Only the lines from the top of the records below through the line containing "import * as" should be printed, exactly and without pictures.

Source code of charts
---------------

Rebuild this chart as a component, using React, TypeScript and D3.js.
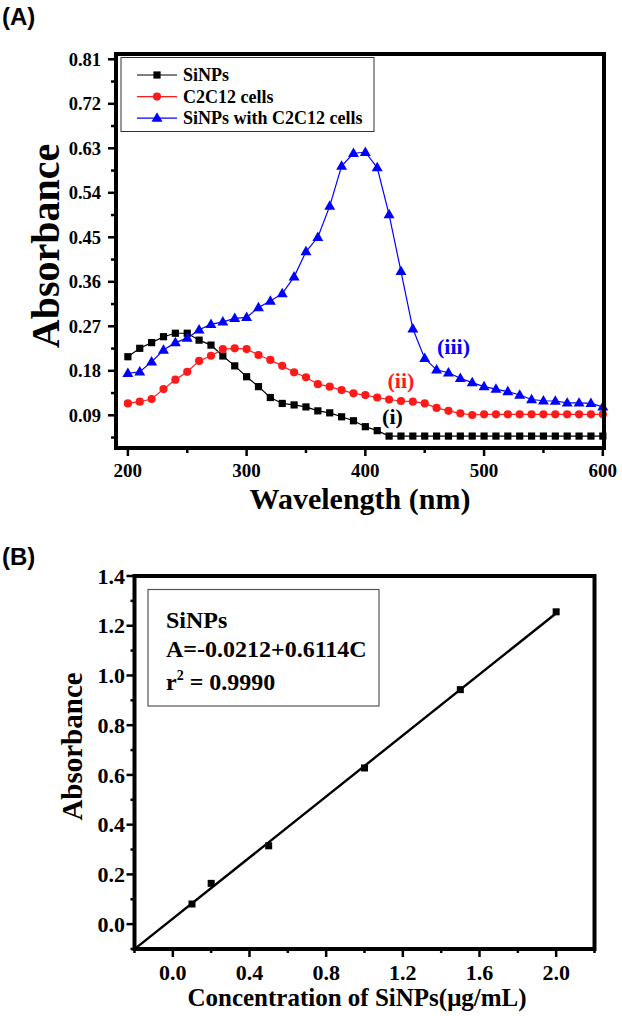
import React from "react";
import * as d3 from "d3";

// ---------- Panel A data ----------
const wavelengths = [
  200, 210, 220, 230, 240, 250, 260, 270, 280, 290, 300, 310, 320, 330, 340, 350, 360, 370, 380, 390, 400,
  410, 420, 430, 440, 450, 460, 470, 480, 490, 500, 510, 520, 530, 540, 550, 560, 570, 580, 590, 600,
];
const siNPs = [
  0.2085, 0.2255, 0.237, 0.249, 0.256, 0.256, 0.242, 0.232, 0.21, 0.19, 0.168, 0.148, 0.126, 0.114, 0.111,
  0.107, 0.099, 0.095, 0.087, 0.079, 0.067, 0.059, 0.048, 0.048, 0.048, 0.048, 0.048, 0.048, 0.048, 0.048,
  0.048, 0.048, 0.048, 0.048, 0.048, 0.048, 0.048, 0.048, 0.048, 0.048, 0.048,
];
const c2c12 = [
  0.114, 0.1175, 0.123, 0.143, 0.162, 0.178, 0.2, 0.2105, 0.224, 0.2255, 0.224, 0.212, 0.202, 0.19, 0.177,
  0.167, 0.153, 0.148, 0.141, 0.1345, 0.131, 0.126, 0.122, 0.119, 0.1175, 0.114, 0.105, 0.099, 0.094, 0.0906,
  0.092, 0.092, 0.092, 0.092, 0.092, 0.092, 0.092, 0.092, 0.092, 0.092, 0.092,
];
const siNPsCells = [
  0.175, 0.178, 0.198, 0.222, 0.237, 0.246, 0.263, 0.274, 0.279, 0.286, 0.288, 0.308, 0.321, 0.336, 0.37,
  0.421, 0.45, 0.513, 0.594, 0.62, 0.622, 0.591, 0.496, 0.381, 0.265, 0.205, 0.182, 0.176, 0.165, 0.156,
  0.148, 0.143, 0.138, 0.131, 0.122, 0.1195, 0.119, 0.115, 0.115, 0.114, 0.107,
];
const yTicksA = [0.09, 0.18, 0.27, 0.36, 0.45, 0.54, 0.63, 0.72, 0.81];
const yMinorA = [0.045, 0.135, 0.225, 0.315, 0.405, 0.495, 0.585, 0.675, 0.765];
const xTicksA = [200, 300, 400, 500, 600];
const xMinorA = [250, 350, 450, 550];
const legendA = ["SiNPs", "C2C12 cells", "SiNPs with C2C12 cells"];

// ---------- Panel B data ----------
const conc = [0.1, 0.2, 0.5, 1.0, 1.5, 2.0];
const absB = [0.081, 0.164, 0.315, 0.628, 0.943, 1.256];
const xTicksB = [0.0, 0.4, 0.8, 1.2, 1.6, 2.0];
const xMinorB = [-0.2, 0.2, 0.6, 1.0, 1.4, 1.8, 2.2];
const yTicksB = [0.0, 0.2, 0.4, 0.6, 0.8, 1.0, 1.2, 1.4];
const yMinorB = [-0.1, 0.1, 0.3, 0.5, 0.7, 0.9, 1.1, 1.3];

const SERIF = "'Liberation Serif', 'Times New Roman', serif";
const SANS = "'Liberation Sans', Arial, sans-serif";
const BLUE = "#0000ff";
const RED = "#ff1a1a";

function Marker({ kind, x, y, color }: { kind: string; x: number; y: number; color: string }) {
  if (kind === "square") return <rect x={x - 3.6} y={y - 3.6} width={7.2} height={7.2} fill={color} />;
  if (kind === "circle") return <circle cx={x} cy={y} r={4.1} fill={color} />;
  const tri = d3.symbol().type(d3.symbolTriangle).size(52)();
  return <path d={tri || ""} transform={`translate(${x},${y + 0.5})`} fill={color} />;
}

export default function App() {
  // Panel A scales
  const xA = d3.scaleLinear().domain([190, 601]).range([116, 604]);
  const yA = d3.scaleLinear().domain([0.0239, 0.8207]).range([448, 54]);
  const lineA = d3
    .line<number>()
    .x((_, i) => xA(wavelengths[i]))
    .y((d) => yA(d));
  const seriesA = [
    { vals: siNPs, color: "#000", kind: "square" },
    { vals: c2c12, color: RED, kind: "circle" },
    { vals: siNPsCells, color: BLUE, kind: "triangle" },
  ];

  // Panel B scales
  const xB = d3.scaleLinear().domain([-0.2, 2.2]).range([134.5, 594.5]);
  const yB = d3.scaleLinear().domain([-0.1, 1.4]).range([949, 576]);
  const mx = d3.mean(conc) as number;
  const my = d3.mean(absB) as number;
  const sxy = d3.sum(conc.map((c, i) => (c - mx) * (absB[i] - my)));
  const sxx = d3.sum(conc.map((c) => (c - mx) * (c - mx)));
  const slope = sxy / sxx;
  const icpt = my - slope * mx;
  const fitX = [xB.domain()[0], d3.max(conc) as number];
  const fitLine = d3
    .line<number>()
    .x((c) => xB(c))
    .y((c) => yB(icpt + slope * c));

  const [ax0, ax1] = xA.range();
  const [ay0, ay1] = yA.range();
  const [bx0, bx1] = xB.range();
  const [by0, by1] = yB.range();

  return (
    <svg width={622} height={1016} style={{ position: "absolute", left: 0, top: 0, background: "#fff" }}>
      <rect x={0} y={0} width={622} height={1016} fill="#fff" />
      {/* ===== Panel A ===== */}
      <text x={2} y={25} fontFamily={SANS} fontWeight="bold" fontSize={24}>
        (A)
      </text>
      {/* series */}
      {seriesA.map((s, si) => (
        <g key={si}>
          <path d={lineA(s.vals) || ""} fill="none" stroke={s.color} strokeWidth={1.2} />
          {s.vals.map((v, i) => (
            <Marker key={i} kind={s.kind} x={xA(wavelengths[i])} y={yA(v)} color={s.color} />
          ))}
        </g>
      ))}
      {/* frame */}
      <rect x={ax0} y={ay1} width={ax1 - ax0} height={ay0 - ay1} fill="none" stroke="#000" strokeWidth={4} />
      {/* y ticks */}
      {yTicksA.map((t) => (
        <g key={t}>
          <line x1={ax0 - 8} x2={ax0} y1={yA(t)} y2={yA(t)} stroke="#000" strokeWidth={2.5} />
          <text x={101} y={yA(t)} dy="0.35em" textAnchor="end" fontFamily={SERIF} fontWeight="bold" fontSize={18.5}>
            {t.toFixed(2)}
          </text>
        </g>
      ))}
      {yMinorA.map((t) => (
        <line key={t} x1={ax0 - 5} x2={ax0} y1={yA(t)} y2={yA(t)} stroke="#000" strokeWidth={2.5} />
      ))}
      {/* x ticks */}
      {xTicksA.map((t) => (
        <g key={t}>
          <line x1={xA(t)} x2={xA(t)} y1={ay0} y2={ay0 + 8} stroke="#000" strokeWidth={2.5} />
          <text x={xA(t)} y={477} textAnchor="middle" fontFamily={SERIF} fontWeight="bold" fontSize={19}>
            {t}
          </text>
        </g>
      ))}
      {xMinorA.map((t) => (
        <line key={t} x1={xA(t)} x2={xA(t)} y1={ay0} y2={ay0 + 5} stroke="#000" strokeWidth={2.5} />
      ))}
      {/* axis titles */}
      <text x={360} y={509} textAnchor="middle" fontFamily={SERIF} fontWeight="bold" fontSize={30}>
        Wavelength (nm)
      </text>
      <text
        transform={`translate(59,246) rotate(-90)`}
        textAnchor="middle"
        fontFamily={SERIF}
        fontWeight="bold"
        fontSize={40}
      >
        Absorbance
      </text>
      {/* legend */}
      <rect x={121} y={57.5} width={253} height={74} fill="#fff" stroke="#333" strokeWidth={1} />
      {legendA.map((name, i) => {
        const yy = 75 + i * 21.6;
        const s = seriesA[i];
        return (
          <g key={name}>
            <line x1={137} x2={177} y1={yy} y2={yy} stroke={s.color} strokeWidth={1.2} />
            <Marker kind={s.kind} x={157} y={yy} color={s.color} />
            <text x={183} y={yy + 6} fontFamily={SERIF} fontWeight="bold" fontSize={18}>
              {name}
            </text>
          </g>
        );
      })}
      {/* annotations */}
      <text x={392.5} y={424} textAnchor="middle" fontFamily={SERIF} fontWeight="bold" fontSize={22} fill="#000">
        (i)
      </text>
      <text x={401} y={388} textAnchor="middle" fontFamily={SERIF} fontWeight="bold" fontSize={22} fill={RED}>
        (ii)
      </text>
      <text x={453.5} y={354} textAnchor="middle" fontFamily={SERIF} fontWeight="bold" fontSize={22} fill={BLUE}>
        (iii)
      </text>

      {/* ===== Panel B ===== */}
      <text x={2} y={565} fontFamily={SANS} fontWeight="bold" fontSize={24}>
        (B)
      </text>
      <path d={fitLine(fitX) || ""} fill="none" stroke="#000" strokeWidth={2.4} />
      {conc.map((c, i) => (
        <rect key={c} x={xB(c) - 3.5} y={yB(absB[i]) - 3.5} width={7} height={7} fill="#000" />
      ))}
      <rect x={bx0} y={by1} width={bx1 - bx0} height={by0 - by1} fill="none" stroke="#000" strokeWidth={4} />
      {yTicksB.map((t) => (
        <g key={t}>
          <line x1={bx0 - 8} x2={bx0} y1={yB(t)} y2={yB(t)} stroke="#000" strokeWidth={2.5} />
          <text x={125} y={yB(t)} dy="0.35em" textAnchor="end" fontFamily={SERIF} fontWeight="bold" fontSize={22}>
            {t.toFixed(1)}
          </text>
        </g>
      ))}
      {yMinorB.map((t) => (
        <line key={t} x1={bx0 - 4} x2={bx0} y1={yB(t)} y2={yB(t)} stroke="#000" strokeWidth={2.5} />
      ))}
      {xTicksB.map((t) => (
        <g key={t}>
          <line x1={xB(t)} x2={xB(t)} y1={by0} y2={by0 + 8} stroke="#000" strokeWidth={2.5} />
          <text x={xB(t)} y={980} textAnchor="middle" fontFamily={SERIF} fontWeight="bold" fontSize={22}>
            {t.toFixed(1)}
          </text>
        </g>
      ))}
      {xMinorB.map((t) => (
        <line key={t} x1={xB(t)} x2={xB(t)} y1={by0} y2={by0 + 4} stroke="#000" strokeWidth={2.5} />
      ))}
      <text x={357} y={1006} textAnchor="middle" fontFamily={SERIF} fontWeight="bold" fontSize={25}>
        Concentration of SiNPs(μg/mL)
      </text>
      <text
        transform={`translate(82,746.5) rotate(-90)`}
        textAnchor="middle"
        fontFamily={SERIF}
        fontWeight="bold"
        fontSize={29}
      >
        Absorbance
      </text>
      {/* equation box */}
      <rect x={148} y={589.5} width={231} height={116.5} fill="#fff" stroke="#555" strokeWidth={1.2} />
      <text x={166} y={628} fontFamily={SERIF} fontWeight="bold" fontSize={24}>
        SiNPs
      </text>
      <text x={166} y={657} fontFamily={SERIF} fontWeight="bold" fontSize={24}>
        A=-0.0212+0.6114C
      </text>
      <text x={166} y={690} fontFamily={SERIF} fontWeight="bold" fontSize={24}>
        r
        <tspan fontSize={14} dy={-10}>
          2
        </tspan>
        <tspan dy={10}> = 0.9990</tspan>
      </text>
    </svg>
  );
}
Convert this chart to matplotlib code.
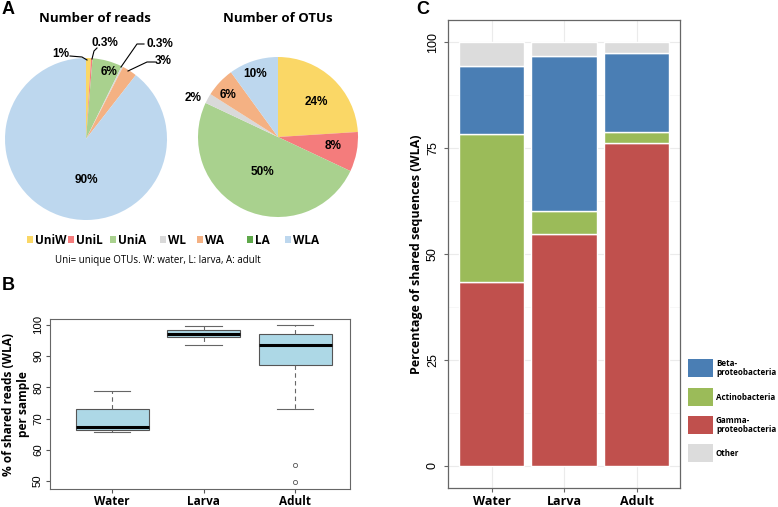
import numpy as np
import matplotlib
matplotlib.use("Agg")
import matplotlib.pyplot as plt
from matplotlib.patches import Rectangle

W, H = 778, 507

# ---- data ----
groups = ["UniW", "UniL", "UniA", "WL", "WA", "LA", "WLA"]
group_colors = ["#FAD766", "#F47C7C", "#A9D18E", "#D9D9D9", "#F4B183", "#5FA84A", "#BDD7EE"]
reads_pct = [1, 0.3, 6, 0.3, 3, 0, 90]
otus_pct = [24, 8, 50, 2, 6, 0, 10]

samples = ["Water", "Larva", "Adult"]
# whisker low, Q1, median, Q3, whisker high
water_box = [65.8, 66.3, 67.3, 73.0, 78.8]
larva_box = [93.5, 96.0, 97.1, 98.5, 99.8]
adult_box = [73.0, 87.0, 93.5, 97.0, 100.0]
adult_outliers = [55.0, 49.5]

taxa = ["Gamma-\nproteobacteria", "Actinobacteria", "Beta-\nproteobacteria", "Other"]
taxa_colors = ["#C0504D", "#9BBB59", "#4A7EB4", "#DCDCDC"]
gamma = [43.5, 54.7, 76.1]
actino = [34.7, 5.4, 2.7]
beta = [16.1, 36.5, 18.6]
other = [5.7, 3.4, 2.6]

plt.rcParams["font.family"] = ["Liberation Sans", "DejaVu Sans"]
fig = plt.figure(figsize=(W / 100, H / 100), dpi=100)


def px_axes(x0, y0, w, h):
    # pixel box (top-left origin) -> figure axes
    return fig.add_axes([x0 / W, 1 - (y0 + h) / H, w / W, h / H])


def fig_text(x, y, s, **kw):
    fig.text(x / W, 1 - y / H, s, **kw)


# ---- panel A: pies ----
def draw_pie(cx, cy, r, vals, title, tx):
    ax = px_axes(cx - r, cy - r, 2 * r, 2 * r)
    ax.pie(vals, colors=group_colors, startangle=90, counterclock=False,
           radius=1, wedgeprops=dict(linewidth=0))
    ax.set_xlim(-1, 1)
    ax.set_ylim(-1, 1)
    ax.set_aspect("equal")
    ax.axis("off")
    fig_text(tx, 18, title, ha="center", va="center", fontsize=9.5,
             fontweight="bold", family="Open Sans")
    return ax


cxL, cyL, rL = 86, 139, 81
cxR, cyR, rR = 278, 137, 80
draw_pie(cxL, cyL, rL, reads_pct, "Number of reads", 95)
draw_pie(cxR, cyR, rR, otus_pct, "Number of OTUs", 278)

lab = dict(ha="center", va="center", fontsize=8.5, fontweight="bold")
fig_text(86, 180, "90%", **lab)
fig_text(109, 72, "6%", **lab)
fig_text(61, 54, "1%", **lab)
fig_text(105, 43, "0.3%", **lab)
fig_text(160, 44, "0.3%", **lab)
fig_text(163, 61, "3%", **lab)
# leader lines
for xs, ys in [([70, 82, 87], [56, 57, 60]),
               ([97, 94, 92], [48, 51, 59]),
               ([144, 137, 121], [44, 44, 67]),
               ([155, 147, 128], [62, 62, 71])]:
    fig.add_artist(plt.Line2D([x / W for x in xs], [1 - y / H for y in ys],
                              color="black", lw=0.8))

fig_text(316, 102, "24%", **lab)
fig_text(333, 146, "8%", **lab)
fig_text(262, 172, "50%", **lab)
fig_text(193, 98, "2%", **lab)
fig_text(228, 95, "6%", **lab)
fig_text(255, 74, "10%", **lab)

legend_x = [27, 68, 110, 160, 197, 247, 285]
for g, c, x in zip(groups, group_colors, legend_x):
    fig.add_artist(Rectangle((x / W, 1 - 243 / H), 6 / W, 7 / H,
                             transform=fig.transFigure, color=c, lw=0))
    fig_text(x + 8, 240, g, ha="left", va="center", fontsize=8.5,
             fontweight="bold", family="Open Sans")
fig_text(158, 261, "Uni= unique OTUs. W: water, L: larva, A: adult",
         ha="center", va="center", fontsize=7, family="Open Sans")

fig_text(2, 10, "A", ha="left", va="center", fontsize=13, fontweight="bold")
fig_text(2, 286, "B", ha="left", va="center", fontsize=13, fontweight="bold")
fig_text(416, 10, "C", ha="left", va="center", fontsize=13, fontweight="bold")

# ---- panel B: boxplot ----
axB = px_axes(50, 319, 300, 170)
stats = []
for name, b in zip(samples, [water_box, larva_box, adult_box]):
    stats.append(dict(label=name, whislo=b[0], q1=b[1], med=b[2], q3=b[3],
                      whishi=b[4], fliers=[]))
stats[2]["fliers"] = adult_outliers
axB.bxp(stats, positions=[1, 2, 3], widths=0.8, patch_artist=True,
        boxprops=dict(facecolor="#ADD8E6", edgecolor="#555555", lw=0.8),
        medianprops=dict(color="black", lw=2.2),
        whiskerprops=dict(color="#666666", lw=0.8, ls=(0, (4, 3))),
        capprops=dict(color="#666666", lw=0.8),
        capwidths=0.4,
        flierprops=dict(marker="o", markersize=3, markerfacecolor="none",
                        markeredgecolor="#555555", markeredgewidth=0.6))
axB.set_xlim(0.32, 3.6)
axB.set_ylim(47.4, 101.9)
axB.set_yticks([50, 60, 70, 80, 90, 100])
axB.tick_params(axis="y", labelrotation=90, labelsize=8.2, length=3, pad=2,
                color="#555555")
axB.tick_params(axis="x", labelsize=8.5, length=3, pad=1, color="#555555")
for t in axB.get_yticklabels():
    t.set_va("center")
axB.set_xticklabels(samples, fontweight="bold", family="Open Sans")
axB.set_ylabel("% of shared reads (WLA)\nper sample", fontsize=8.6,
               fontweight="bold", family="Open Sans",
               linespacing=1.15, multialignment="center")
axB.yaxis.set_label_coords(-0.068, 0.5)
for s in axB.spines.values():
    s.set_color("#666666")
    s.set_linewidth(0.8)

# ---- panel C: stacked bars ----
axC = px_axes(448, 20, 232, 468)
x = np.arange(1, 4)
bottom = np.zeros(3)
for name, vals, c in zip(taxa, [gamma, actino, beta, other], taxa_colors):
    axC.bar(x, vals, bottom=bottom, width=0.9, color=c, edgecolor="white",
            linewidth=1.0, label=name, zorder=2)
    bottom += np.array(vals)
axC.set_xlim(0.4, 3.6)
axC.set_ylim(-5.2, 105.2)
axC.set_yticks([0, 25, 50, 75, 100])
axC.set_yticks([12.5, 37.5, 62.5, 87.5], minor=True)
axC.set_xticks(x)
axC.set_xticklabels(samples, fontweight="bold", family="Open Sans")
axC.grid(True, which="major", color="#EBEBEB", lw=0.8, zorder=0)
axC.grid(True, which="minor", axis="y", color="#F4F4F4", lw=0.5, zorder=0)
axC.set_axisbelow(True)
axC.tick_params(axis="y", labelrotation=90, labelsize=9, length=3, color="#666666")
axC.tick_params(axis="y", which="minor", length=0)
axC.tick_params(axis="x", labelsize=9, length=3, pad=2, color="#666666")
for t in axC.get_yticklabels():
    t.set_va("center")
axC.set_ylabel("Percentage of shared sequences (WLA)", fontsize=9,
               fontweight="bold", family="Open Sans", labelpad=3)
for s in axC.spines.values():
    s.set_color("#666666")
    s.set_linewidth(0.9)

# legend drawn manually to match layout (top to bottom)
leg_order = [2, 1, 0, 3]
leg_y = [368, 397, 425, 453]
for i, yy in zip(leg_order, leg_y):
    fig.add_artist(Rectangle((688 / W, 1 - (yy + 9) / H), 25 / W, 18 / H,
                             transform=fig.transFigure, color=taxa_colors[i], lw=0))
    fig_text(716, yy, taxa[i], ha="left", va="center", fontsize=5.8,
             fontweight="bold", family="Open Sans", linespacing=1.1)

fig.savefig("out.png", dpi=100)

---------------

- [Task solution]:
Rebuild this chart as a component, using React, TypeScript and D3.js.
import React from "react";
import * as d3 from "d3";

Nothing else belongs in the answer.